La Russie ne fera pas de charité
Si l’UE refuse de payer ses livraisons de gaz russe en roubles, la Russie ne fera pas de charité, a déclaré lundi à la presse le porte-parole du président russe Dmitri Peskov. Il n’a pas voulu préciser quel genre de mesures la Russie pourrait prendre si l’Union européenne refusait d’effectuer les paiements en roubles. « Nous n’allons sûrement pas livrer du gaz à titre gratuit. C’est quelque chose que nous pouvons affirmer en toute certitude. Dans notre situation, faire preuve de charité à l’égard de l’Europe n’aurait pas beaucoup de sens », a-t-il déclaré.
Selon le ministère russe des Finances, le changement de monnaie de paiement du gaz contribuera à accroître le rôle du rouble dans les paiements internationaux. Le ministère compte sur le flux ininterrompu des revenus d’exportation et sur la stabilité des paiements d’impôts au budget. Dans le même temps, l’État russe ne s’attend pas à une baisse des revenus pétroliers et gaziers.
Rien ne remplace le gaz russe
Les États-Unis voudraient aider l’UE dans le domaine de l’approvisionnement énergétique. Cependant, il est peu probable qu’ils soient en mesure de remplacer les approvisionnements russes. Dans le même temps, les Etats-Unis, même avec le Qatar, ne pourront couvrir que 15 milliards de m3. Dans ces conditions, le G7 a même appelé les pays de l’Opep à augmenter leur production.
La Commission européenne a approuvé un plan pour réduire de deux tiers les importations d’énergie en provenance de Russie d’ici la fin de 2022. Bruxelles évalue même le scénario d’un arrêt complet des livraisons russes l’hiver prochain. Cependant, pour l’instant, l’UE ne s’attend pas à une réduction des volumes d’approvisionnement.

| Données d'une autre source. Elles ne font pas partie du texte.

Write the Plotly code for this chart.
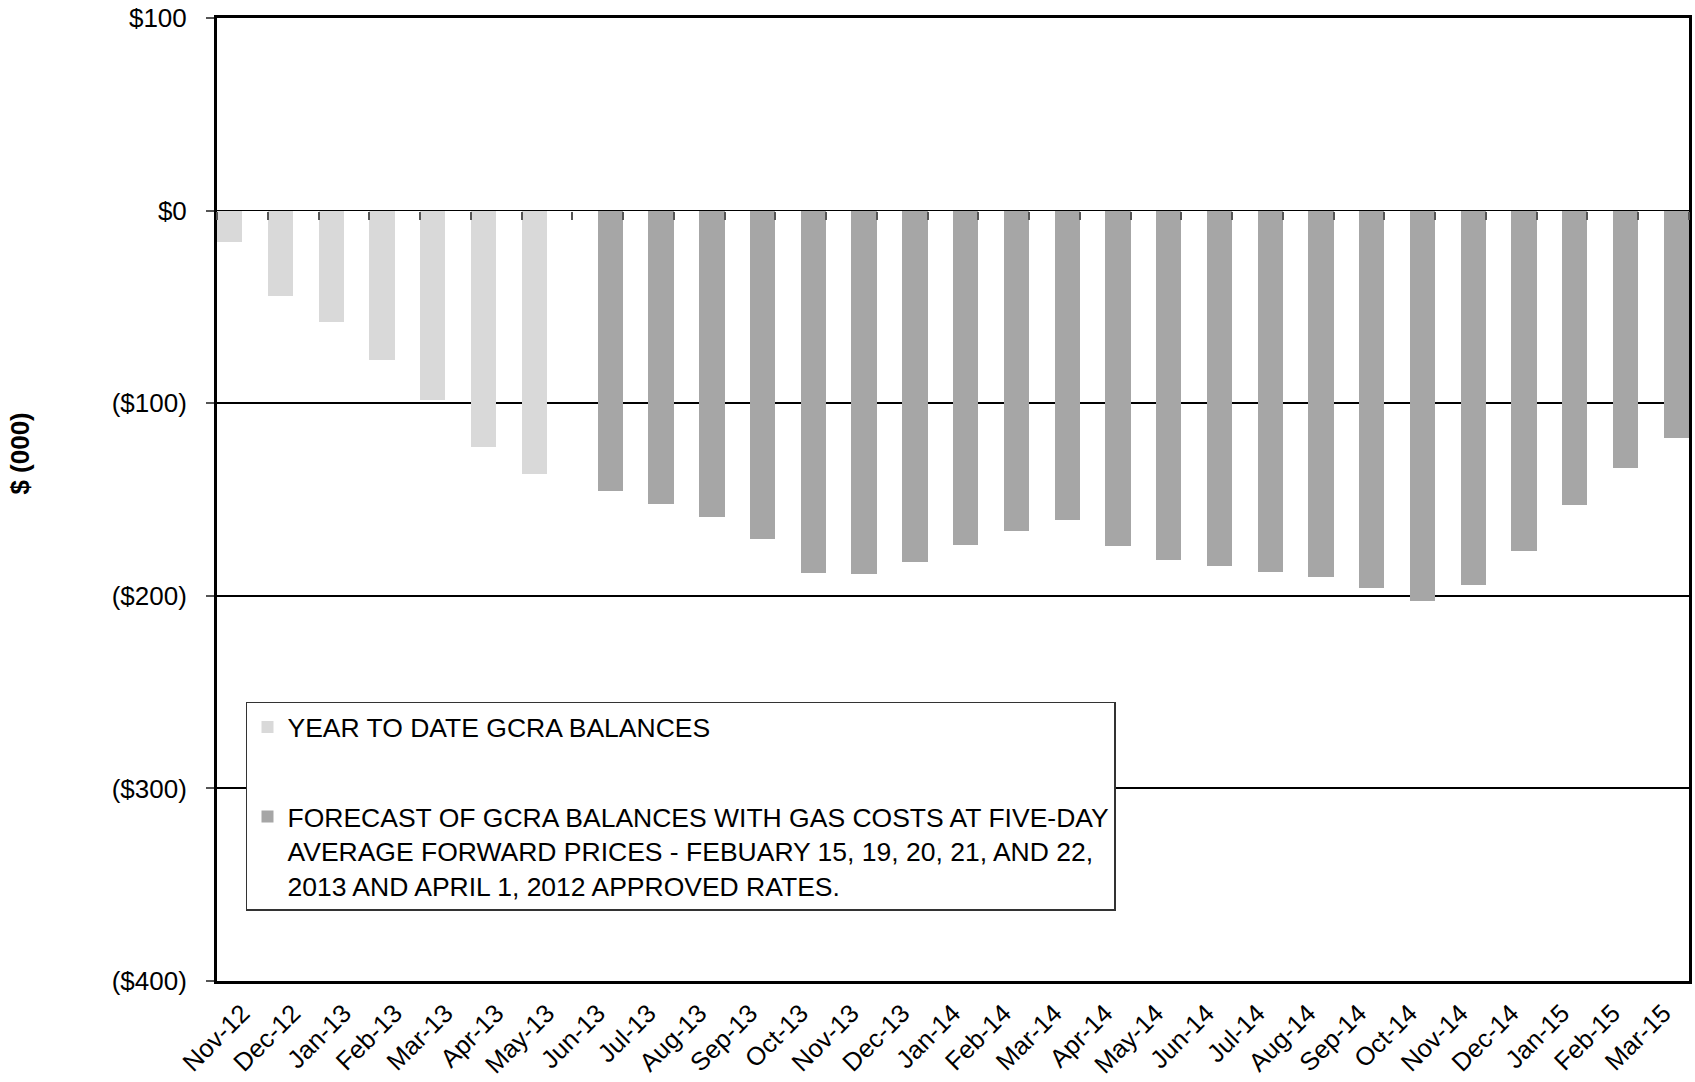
import plotly.graph_objects as go

months = ["Nov-12", "Dec-12", "Jan-13", "Feb-13", "Mar-13", "Apr-13", "May-13",
          "Jun-13", "Jul-13", "Aug-13", "Sep-13", "Oct-13", "Nov-13", "Dec-13",
          "Jan-14", "Feb-14", "Mar-14", "Apr-14", "May-14", "Jun-14", "Jul-14",
          "Aug-14", "Sep-14", "Oct-14", "Nov-14", "Dec-14", "Jan-15", "Feb-15", "Mar-15"]

ytd_values = [-16.2, -44.2, -58.0, -77.8, -98.3, -122.9, -137.0] + [None] * 22

forecast_values = [None] * 7 + [-145.6, -152.3, -159.2, -170.6, -187.9, -188.6, -182.2,
                                -173.8, -166.4, -160.9, -174.2, -181.2, -184.7, -187.4,
                                -190.3, -195.9, -202.6, -194.5, -176.8, -153.0, -133.7, -118.1]

y_tickvals = [100, 0, -100, -200, -300, -400]
y_ticktext = ["$100", "$0", "($100)", "($200)", "($300)", "($400)"]

ytd_name = "YEAR TO DATE GCRA BALANCES"
forecast_name = ("FORECAST OF GCRA BALANCES WITH GAS COSTS AT FIVE-DAY<br>"
                 "AVERAGE FORWARD PRICES - FEBUARY 15, 19, 20, 21, AND 22,<br>"
                 "2013 AND APRIL 1, 2012 APPROVED RATES.")

FONT = "Liberation Sans, Arial, sans-serif"
x_range = [-0.5, len(months) - 0.5]

fig = go.Figure()
fig.add_trace(go.Bar(x=months, y=ytd_values, name=ytd_name,
                     marker=dict(color="#d9d9d9", line=dict(width=0)),
                     legendgroup="a"))
fig.add_trace(go.Bar(x=months, y=forecast_values, name=forecast_name,
                     marker=dict(color="#a6a6a6", line=dict(width=0)),
                     legendgroup="b"))
# helper axis trace for category-boundary tick marks on the zero line
fig.add_trace(go.Scatter(x=months, y=[0] * len(months), xaxis="x2", mode="markers",
                         marker=dict(opacity=0, size=1), showlegend=False, hoverinfo="skip"))

fig.update_layout(
    width=1695, height=1082,
    margin=dict(l=217, r=3, t=15, b=98),
    paper_bgcolor="white", plot_bgcolor="white",
    barmode="group", bargap=0, bargroupgap=0,
    font=dict(family=FONT, color="black"),
    showlegend=True,
    legend=dict(x=0.0197, y=0.29, xanchor="left", yanchor="top",
                bgcolor="white", bordercolor="#333333", borderwidth=1.5,
                font=dict(size=26.5, family=FONT), valign="top",
                tracegroupgap=52, itemsizing="constant"),
    xaxis=dict(type="category", categoryorder="array", categoryarray=months,
               range=x_range, autorange=False,
               tickangle=-45, tickfont=dict(size=25.5, family=FONT),
               ticks="", ticklabelstandoff=4,
               showline=True, linecolor="black", linewidth=3, mirror=True,
               showgrid=False, zeroline=False),
    xaxis2=dict(type="category", categoryorder="array", categoryarray=months,
                range=x_range, autorange=False,
                overlaying="x", anchor="free", position=0.8,
                showticklabels=False, ticks="outside", tickson="boundaries",
                ticklen=8, tickwidth=1.5, tickcolor="#555555",
                showline=False, showgrid=False, zeroline=False),
    yaxis=dict(range=[-400, 100], tickvals=y_tickvals, ticktext=y_ticktext,
               tickfont=dict(size=26, family=FONT),
               ticks="outside", ticklen=8, tickwidth=1.5, tickcolor="#555555",
               ticklabelstandoff=14,
               showline=True, linecolor="black", linewidth=3, mirror=True,
               showgrid=True, gridcolor="black", gridwidth=2,
               zeroline=True, zerolinecolor="black", zerolinewidth=1.2),
    annotations=[dict(text="<b>$ (000)</b>", textangle=-90, xref="paper", yref="paper",
                      x=-0.1336, y=0.548, xanchor="center", yanchor="middle",
                      showarrow=False, font=dict(size=26, family=FONT, color="black"))],
)

fig.write_html("out.html")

Les dirigeants des pays de l’UE proposent de soutenir les consommateurs directs à l’aide de paiements et d’incitations fiscales. Dans le même temps, ils ont soutenu l’initiative de la Commission européenne de passer aux achats généraux volontaires de gaz dans l’UE et de remplir les installations de stockage de gaz à 80% d’ici le 1er novembre 2022, avec une augmentation de la norme à 90% les années suivantes.